This Is Why Focus Is So Important

This Is Why Focus Is So Important

Barnes & Noble gave up on its color Nook reader today.  From this NY Times article:

"Barnes & Noble Changes Course on Nook | Barnes & Noble conceded on Tuesday that it could not compete head to head with the iPad and the Kindle Fire, Michael J. de la Merced reports in The New York Times.
Reporting a big loss at its Nook e-reader division that dragged down the company's fourth-quarter results, Barnes & Noble said it would no longer make its own color tablets.

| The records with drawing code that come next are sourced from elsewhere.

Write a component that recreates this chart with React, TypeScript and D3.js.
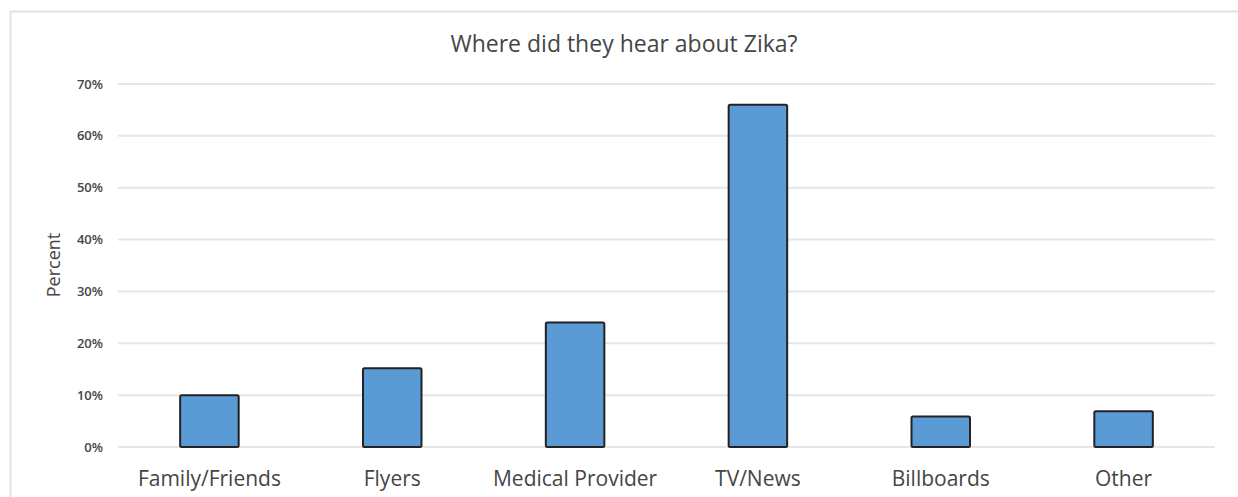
import React from "react";
import * as d3 from "d3";

const categories = ["Family/Friends", "Flyers", "Medical Provider", "TV/News", "Billboards", "Other"];
const percents = [10, 15.2, 24, 66, 5.9, 6.9];
const yTicks = [0, 10, 20, 30, 40, 50, 60, 70];

const W = 1238;
const H = 497;
const FONT = "'Open Sans', sans-serif";
const TEXT = "#454545";

export default function App() {
  const x = d3.scaleBand<string>().domain(categories).range([118, 1215]).paddingInner(0.68).paddingOuter(0.34);
  const y = d3.scaleLinear().domain([0, 70]).range([447, 84]);

  return (
    <svg width={W} height={H} style={{ position: "absolute", left: 0, top: 0, background: "#fff" }}>
      {/* chart frame */}
      <path d={`M10.5,${H} V11.5 H${W}`} fill="none" stroke="#e3e3e3" strokeWidth={2} />

      <text x={624} y={52} textAnchor="middle" fontFamily={FONT} fontSize={23} fill={TEXT}>
        Where did they hear about Zika?
      </text>

      {yTicks.map((t) => (
        <g key={t}>
          <line x1={118} x2={1215} y1={y(t)} y2={y(t)} stroke="#e6e6e6" strokeWidth={2} />
          <text x={103} y={y(t)} dy="0.35em" textAnchor="end" fontFamily={FONT} fontSize={13} fontWeight={600} fill={TEXT}>
            {d3.format(".0%")(t / 100)}
          </text>
        </g>
      ))}

      <text
        transform={`translate(60,265) rotate(-90)`}
        textAnchor="middle"
        fontFamily={FONT}
        fontSize={18}
        fill={TEXT}
      >
        Percent
      </text>

      {categories.map((c, i) => (
        <rect
          key={c}
          x={x(c)!}
          y={y(percents[i])}
          width={x.bandwidth()}
          height={y(0) - y(percents[i])}
          fill="#5b9bd5"
          stroke="#222"
          strokeWidth={2}
          rx={1.5}
        />
      ))}

      {categories.map((c) => (
        <text
          key={c}
          x={x(c)! + x.bandwidth() / 2}
          y={486}
          textAnchor="middle"
          fontFamily={FONT}
          fontSize={21}
          fill={TEXT}
        >
          {c}
        </text>
      ))}
    </svg>
  );
}
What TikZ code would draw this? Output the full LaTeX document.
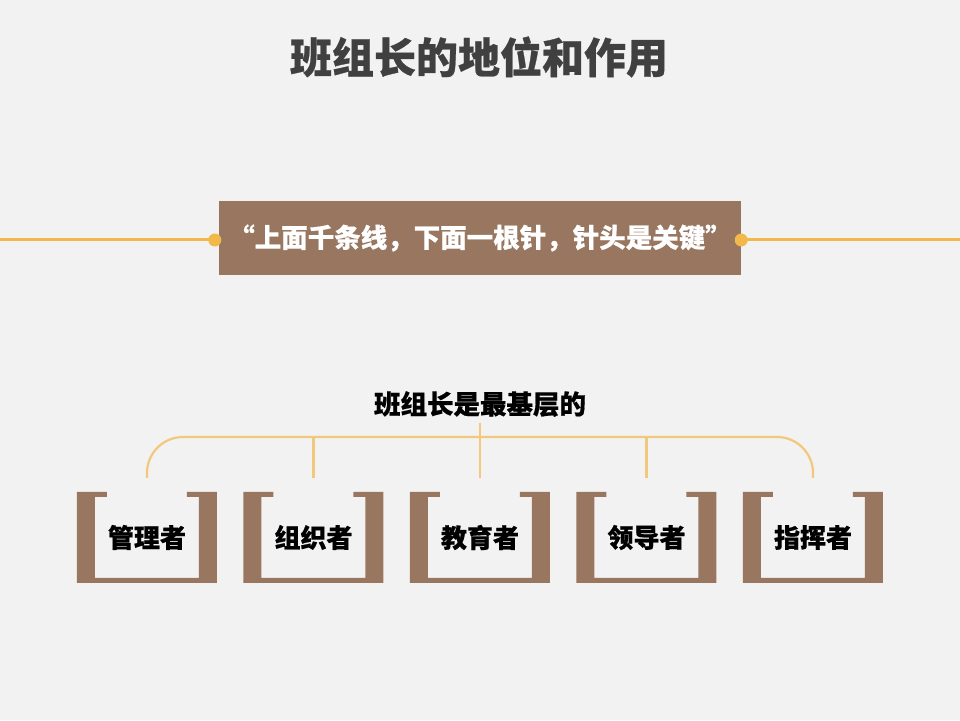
\documentclass[tikz,border=0pt]{standalone}
\usepackage{fontspec}
\setmainfont{Noto Sans CJK SC}[BoldFeatures={FakeBold=0.6}]
\usetikzlibrary{positioning,calc}
\definecolor{paper}{HTML}{F2F2F2}
\definecolor{brown}{HTML}{98765F}
\definecolor{amber}{HTML}{F3B84A}
\definecolor{wheat}{HTML}{F2C97C}
\definecolor{ink}{HTML}{404040}

\begin{document}
\begin{tikzpicture}[
  x=1pt, y=1pt,
  title/.style={font=\fontsize{42}{50}\selectfont\bfseries, text=ink},
  quote/.style={fill=brown, text=white, font=\fontsize{26.5}{30}\selectfont\bfseries, minimum width=522pt, minimum height=74pt, inner sep=0pt},
  sub/.style={font=\fontsize{26.5}{30}\selectfont\bfseries, inner sep=2pt},
  role/.style={font=\fontsize{26}{30}\selectfont\bfseries, minimum width=140pt, minimum height=91pt, inner sep=0pt},
  link/.style={amber, line width=3pt},
  tree/.style={wheat, line width=2.2pt}
]
  \fill[paper] (0,0) rectangle (960,720);
  \useasboundingbox (0,0) rectangle (960,720);

  \node[title] (head) at (479,663) {班组长的地位和作用};

  % the saying, on its line
  \node[quote] (saying) at (480,482) {“上面千条线，下面一根针，针头是关键”};
  \coordinate (lend) at (0,480);
  \coordinate (rend) at (960,480);
  \draw[link] (lend) -- (saying.west |- lend);
  \draw[link] (saying.east |- rend) -- (rend);
  \fill[amber] ([xshift=-4pt]saying.west |- lend) circle (6.5pt);
  \fill[amber] (saying.east |- rend) circle (6.5pt);

  \node[sub] (base) at (480,316) {班组长是最基层的};

  % the five roles
  \foreach \lbl [count=\i from 0] in {管理者,组织者,教育者,领导者,指挥者} {
    \node[role] (r\i) at (147+166.5*\i,182.5) {\lbl};
    \fill[brown] (r\i.north west) -- ++(30,0) -- ++(0,-5) -- ++(-12,0) -- ++(0,-81)
      -- ++(104,0) -- ++(0,81) -- ++(-12,0) -- ++(0,5) -- ++(30,0) -- ++(0,-91)
      -- ++(-140,0) -- cycle;
  }

  \coordinate (hub) at (480,283);
  \draw[tree, rounded corners=36pt] ([yshift=14pt]r0.north) |- (hub) -| ([yshift=14pt]r4.north);
  \draw[tree] ([yshift=-4pt]base.south) -- ([yshift=14pt]r2.north);
  \draw[tree] (r1.north |- hub) -- ([yshift=14pt]r1.north);
  \draw[tree] (r3.north |- hub) -- ([yshift=14pt]r3.north);
\end{tikzpicture}
\end{document}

Instead, it will work with third parties, which will make the devices in exchange for co-branding opportunities.
The announcement is essentially Barnes & Noble's white flag, signaling that it cannot compete in a market dominated by Apple, Amazon.com and Samsung."

This is why it's critical for a company to clearly define and articulate (both internally to employees and externally to the world) what business it's in.  Barnes & Noble was a retail chain book seller trying to make a tablet.  That didn't work.

Contrast that with Amazon.  Amazon, too, was in the business of selling books originally.  But its goal is "To be earth’s most customer centric company."  And mobile is extremely customer-centric.  Therefore, the Kindle fire is an integral part of Amazon's core goal.  It's not a division to be spun off, or a sub-unit of a larger company with an entirely different goal.

I don't know the details of what went on inside of Barnes & Noble.  But I'd be willing to bet that the company wasn't willing to de-prioritize its legacy retail business enough to fully bet on the Nook.  And because of that, the Nook never got the company's core focus.  I imagine that Barnes & Noble wanted to keep the revenue from its legacy business while investing in what might come next.  But that means that every decision made at the company didn't have the lens of the company's core focus guiding it.

By contrast, at Amazon, it's easy.  Whatever decision anyone in the company is making, the lens that the decision is held up against is "does this help us become the earth's most customer centric company?"  If the answer's yes, then the path is obvious.  There's no arguing whether a mobile tablet makes sense for Amazon to produce.  If it gets Amazon closer to the customer, then they do it.

These changes in thinking at the most macro level have massive implications to the entire business and its ability to evolve and stay competitive.  Get your most macro focus & goals right and the decisions will flow easily from there.  But if those aren't clear, there will be immeasurable amounts of friction within the organization as employees try to wade through difficult prioritizations and decisions on a daily basis, with outcomes like the fate of Nook at the end of that tumultuous process.